There might actually be a rise in industry revenue before the law takes effect in February, Fairbank said: "It's possible that (card industry) revenues may increase through the remainder of 2009 and into 2010 as banks and other card issuers re-underwrite and reposition existing portfolios to prepare for the implementation of the new law in early 2010."
Ultimately, though, some competitors have said the law will hurt their profitability. American Express Co. CEO Ken Chenault told investors during a conference call sponsored by CLSA's Calyon Securities last week that the law is "more negative than positive; there is no doubt about it." JPMorgan Chase & Co. CEO Jamie Dimon said the legal changes could cost the bank a combined $500 million this year and next. The law "does make it harder to manage risk," he said at the Bernstein conference Wednesday.
Fairbank did not give an estimate of how much the new law's restrictions will cost Capital One. He said he expects, in particular, the law's provision banning automatic overdraft charges and subsequent penalties will have a "significant revenue impact for Capital One."
But overall, he said, "I really, really looked forward" to the implementation of the law. He argued his company will likely regain its lead in underwriting and innovating new kinds of cards. The CEO said he felt as if his hands were tied behind his back in recent years because Capital One did not follow some of the industry's strategies, notable the use of long zero-percent teaser rate loans. The bank has also been skeptical of some of the practices now banned, such as double-cycle billing and universal default.
Capital One uses a proprietary model to issue cards and calculates interest rates that rely on literally hundreds of factors, rather than on FICO scores. That led to higher interest rates upfront for many Capital One customers and lower balances, particularly for customers with shaky credit.
Capital One has remained more profitable than many competitors in this credit cycle and it came through the stress test in good shape. But Capital One customers tend to keep balances closer to their credit limits, and overdraw that limit more easily.
However, now that borrowers will have to be evaluated by their ability to pay when they first get their card, "Capital One will have competitive advantages in up-front risk prediction using quantitative analysis," Fairbank said.
Analysts widely expect rising interest rates and the re-emergence of annual credit card fees. Rewards could be scaled back, or card lenders might introduce a membership fees for rewards, as American Express already does for its premium cards, or even introduce cards with an expiration date.

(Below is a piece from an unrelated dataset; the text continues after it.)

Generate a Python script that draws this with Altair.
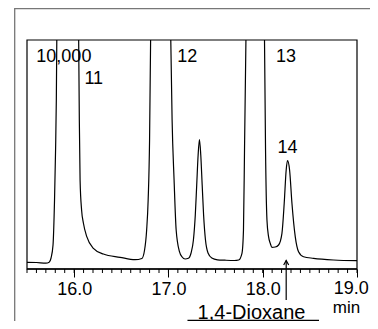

"I am sure the (research and development) departments at the card lenders are already working hard" to find ways to adjust for the new law, said William Blair & Co. LLC analyst David Long, but he was skeptical about Capital One's ability to outsmart the industry, as it did as a young company breaking into a fast-growing business.
When Capital One reported first quarter earnings in April, Fairbank said that he expects loss rates to soon exceed 10%. "In the near term," Fairbank said Thursday, "we expect provision expense to continue to be the single largest driver of overall results."